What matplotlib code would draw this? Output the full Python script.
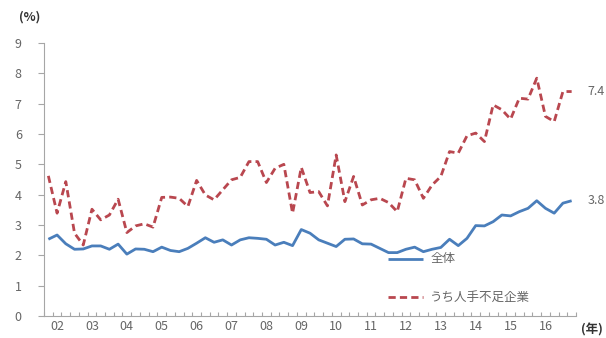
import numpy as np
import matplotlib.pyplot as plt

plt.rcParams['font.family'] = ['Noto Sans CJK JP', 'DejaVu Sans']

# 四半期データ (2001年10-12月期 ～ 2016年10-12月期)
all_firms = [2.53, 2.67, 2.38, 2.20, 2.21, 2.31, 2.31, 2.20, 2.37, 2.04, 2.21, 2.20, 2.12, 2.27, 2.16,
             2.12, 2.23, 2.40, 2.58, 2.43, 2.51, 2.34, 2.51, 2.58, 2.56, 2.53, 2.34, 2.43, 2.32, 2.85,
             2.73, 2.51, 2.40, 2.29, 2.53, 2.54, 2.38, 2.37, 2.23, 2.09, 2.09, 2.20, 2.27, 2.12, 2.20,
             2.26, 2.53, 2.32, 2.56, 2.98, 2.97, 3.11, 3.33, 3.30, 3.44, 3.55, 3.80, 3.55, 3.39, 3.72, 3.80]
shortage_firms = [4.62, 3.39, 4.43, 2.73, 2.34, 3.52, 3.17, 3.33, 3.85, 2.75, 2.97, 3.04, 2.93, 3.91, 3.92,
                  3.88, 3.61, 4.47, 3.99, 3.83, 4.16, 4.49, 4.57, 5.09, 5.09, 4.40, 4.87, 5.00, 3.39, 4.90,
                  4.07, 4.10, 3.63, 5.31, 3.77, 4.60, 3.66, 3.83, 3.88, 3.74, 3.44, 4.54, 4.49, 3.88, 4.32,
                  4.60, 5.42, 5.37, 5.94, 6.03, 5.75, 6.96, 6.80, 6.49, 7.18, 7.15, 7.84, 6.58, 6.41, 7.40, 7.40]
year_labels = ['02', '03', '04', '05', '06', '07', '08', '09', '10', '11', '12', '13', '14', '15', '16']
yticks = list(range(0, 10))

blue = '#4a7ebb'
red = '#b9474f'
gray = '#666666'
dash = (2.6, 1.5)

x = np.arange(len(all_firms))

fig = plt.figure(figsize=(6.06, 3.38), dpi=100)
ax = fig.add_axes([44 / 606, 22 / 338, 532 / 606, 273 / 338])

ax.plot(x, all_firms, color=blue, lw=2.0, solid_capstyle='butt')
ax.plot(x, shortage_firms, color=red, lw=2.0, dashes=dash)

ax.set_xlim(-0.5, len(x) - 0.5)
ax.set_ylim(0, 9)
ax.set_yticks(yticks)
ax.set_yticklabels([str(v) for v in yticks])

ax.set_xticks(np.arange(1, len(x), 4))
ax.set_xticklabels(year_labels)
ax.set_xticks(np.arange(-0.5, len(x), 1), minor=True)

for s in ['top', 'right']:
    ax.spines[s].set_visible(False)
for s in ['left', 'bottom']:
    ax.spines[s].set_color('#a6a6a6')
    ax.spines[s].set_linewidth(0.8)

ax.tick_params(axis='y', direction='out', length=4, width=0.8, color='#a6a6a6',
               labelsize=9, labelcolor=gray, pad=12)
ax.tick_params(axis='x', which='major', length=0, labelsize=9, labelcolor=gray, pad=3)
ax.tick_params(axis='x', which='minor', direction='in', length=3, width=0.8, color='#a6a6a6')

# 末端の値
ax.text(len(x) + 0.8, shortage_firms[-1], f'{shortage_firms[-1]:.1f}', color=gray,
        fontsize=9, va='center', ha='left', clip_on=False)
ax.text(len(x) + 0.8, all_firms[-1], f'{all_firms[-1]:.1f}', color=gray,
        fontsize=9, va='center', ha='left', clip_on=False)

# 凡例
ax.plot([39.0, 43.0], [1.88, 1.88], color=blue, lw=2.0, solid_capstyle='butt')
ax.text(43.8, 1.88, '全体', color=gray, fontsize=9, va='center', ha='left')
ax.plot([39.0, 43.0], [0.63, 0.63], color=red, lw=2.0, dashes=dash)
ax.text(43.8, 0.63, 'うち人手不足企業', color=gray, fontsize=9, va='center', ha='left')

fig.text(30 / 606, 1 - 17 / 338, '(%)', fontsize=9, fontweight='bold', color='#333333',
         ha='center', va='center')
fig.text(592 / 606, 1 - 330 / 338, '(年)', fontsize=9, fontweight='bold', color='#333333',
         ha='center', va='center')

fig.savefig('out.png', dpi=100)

### Given exercise:
Say how many lines of the data include the word "matplotlib". Nothing other than the number should be given.

### Answer below:
2